+++ Source excerpt

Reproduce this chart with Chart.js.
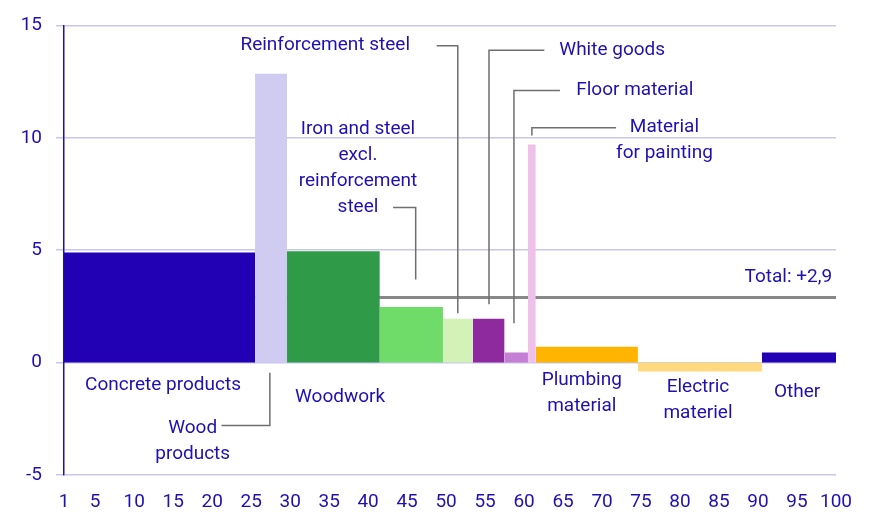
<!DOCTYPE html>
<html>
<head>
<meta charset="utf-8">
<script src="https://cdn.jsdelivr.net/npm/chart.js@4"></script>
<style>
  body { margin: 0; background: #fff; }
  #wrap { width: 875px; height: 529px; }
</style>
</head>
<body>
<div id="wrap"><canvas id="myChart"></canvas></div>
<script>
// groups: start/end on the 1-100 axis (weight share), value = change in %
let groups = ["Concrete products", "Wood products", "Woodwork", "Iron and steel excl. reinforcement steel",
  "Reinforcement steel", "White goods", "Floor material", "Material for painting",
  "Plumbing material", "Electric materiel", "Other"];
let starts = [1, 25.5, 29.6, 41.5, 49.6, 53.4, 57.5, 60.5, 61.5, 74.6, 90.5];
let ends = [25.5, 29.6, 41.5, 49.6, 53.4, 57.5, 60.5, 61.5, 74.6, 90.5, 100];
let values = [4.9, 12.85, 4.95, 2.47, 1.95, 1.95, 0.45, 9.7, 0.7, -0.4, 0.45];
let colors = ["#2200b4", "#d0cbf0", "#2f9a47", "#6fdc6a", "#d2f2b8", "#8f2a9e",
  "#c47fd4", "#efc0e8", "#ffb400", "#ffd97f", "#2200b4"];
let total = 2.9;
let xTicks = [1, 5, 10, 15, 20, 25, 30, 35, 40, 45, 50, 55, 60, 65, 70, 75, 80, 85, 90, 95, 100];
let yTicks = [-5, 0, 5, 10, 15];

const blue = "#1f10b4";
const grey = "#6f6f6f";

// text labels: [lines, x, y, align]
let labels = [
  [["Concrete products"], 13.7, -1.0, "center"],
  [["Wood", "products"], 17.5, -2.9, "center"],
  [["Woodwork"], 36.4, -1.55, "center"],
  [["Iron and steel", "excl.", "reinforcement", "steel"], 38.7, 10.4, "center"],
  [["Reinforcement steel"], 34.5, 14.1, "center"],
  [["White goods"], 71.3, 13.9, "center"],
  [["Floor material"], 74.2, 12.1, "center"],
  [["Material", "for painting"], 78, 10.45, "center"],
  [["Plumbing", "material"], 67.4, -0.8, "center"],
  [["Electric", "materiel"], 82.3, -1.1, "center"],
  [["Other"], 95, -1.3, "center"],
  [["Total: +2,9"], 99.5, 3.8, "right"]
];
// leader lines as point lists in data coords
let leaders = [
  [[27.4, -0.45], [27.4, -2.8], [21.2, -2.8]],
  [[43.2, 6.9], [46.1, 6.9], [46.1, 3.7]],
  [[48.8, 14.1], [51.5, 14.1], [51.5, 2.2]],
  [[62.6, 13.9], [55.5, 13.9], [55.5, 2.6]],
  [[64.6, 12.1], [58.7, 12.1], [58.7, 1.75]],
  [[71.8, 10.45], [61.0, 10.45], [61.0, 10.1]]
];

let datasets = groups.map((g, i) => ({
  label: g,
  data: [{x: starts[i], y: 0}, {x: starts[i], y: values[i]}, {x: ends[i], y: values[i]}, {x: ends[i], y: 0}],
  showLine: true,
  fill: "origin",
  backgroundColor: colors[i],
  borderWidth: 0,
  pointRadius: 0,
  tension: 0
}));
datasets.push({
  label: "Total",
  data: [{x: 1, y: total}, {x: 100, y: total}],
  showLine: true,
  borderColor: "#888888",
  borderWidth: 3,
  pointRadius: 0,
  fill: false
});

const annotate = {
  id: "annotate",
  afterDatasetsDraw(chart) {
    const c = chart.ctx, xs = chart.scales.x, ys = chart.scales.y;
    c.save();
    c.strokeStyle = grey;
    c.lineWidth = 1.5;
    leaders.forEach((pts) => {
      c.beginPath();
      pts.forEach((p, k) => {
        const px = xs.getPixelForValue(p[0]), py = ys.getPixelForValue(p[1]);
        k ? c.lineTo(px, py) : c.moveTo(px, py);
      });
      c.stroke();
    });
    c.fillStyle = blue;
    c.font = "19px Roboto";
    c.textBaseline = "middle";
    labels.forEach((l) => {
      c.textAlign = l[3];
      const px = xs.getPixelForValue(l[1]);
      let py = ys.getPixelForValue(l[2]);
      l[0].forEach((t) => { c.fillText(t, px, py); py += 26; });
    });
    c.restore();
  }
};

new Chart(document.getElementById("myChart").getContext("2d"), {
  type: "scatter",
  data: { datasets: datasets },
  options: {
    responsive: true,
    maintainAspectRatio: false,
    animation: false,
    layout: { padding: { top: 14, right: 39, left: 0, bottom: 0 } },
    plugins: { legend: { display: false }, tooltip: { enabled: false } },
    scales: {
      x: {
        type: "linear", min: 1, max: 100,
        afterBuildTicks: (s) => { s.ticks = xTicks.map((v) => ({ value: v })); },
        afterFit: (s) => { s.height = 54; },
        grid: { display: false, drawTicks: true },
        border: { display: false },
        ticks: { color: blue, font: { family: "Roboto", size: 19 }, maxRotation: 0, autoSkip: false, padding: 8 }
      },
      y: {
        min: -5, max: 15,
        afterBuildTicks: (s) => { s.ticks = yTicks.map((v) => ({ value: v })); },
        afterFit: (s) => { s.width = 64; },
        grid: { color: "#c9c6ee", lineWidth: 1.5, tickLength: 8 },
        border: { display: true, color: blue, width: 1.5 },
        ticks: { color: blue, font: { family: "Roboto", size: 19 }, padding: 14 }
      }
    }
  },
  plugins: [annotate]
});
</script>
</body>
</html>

++++++

Problem requirements: Leave out the pictures and restate everything else word for word.

Answer in full:
Reproduce this chart with Chart.js.
<!DOCTYPE html>
<html>
<head>
<meta charset="utf-8">
<script src="https://cdn.jsdelivr.net/npm/chart.js@4"></script>
<style>
  body { margin: 0; background: #fff; }
  #wrap { width: 875px; height: 529px; }
</style>
</head>
<body>
<div id="wrap"><canvas id="myChart"></canvas></div>
<script>
// groups: start/end on the 1-100 axis (weight share), value = change in %
let groups = ["Concrete products", "Wood products", "Woodwork", "Iron and steel excl. reinforcement steel",
  "Reinforcement steel", "White goods", "Floor material", "Material for painting",
  "Plumbing material", "Electric materiel", "Other"];
let starts = [1, 25.5, 29.6, 41.5, 49.6, 53.4, 57.5, 60.5, 61.5, 74.6, 90.5];
let ends = [25.5, 29.6, 41.5, 49.6, 53.4, 57.5, 60.5, 61.5, 74.6, 90.5, 100];
let values = [4.9, 12.85, 4.95, 2.47, 1.95, 1.95, 0.45, 9.7, 0.7, -0.4, 0.45];
let colors = ["#2200b4", "#d0cbf0", "#2f9a47", "#6fdc6a", "#d2f2b8", "#8f2a9e",
  "#c47fd4", "#efc0e8", "#ffb400", "#ffd97f", "#2200b4"];
let total = 2.9;
let xTicks = [1, 5, 10, 15, 20, 25, 30, 35, 40, 45, 50, 55, 60, 65, 70, 75, 80, 85, 90, 95, 100];
let yTicks = [-5, 0, 5, 10, 15];

const blue = "#1f10b4";
const grey = "#6f6f6f";

// text labels: [lines, x, y, align]
let labels = [
  [["Concrete products"], 13.7, -1.0, "center"],
  [["Wood", "products"], 17.5, -2.9, "center"],
  [["Woodwork"], 36.4, -1.55, "center"],
  [["Iron and steel", "excl.", "reinforcement", "steel"], 38.7, 10.4, "center"],
  [["Reinforcement steel"], 34.5, 14.1, "center"],
  [["White goods"], 71.3, 13.9, "center"],
  [["Floor material"], 74.2, 12.1, "center"],
  [["Material", "for painting"], 78, 10.45, "center"],
  [["Plumbing", "material"], 67.4, -0.8, "center"],
  [["Electric", "materiel"], 82.3, -1.1, "center"],
  [["Other"], 95, -1.3, "center"],
  [["Total: +2,9"], 99.5, 3.8, "right"]
];
// leader lines as point lists in data coords
let leaders = [
  [[27.4, -0.45], [27.4, -2.8], [21.2, -2.8]],
  [[43.2, 6.9], [46.1, 6.9], [46.1, 3.7]],
  [[48.8, 14.1], [51.5, 14.1], [51.5, 2.2]],
  [[62.6, 13.9], [55.5, 13.9], [55.5, 2.6]],
  [[64.6, 12.1], [58.7, 12.1], [58.7, 1.75]],
  [[71.8, 10.45], [61.0, 10.45], [61.0, 10.1]]
];

let datasets = groups.map((g, i) => ({
  label: g,
  data: [{x: starts[i], y: 0}, {x: starts[i], y: values[i]}, {x: ends[i], y: values[i]}, {x: ends[i], y: 0}],
  showLine: true,
  fill: "origin",
  backgroundColor: colors[i],
  borderWidth: 0,
  pointRadius: 0,
  tension: 0
}));
datasets.push({
  label: "Total",
  data: [{x: 1, y: total}, {x: 100, y: total}],
  showLine: true,
  borderColor: "#888888",
  borderWidth: 3,
  pointRadius: 0,
  fill: false
});

const annotate = {
  id: "annotate",
  afterDatasetsDraw(chart) {
    const c = chart.ctx, xs = chart.scales.x, ys = chart.scales.y;
    c.save();
    c.strokeStyle = grey;
    c.lineWidth = 1.5;
    leaders.forEach((pts) => {
      c.beginPath();
      pts.forEach((p, k) => {
        const px = xs.getPixelForValue(p[0]), py = ys.getPixelForValue(p[1]);
        k ? c.lineTo(px, py) : c.moveTo(px, py);
      });
      c.stroke();
    });
    c.fillStyle = blue;
    c.font = "19px Roboto";
    c.textBaseline = "middle";
    labels.forEach((l) => {
      c.textAlign = l[3];
      const px = xs.getPixelForValue(l[1]);
      let py = ys.getPixelForValue(l[2]);
      l[0].forEach((t) => { c.fillText(t, px, py); py += 26; });
    });
    c.restore();
  }
};

new Chart(document.getElementById("myChart").getContext("2d"), {
  type: "scatter",
  data: { datasets: datasets },
  options: {
    responsive: true,
    maintainAspectRatio: false,
    animation: false,
    layout: { padding: { top: 14, right: 39, left: 0, bottom: 0 } },
    plugins: { legend: { display: false }, tooltip: { enabled: false } },
    scales: {
      x: {
        type: "linear", min: 1, max: 100,
        afterBuildTicks: (s) => { s.ticks = xTicks.map((v) => ({ value: v })); },
        afterFit: (s) => { s.height = 54; },
        grid: { display: false, drawTicks: true },
        border: { display: false },
        ticks: { color: blue, font: { family: "Roboto", size: 19 }, maxRotation: 0, autoSkip: false, padding: 8 }
      },
      y: {
        min: -5, max: 15,
        afterBuildTicks: (s) => { s.ticks = yTicks.map((v) => ({ value: v })); },
        afterFit: (s) => { s.width = 64; },
        grid: { color: "#c9c6ee", lineWidth: 1.5, tickLength: 8 },
        border: { display: true, color: blue, width: 1.5 },
        ticks: { color: blue, font: { family: "Roboto", size: 19 }, padding: 14 }
      }
    }
  },
  plugins: [annotate]
});
</script>
</body>
</html>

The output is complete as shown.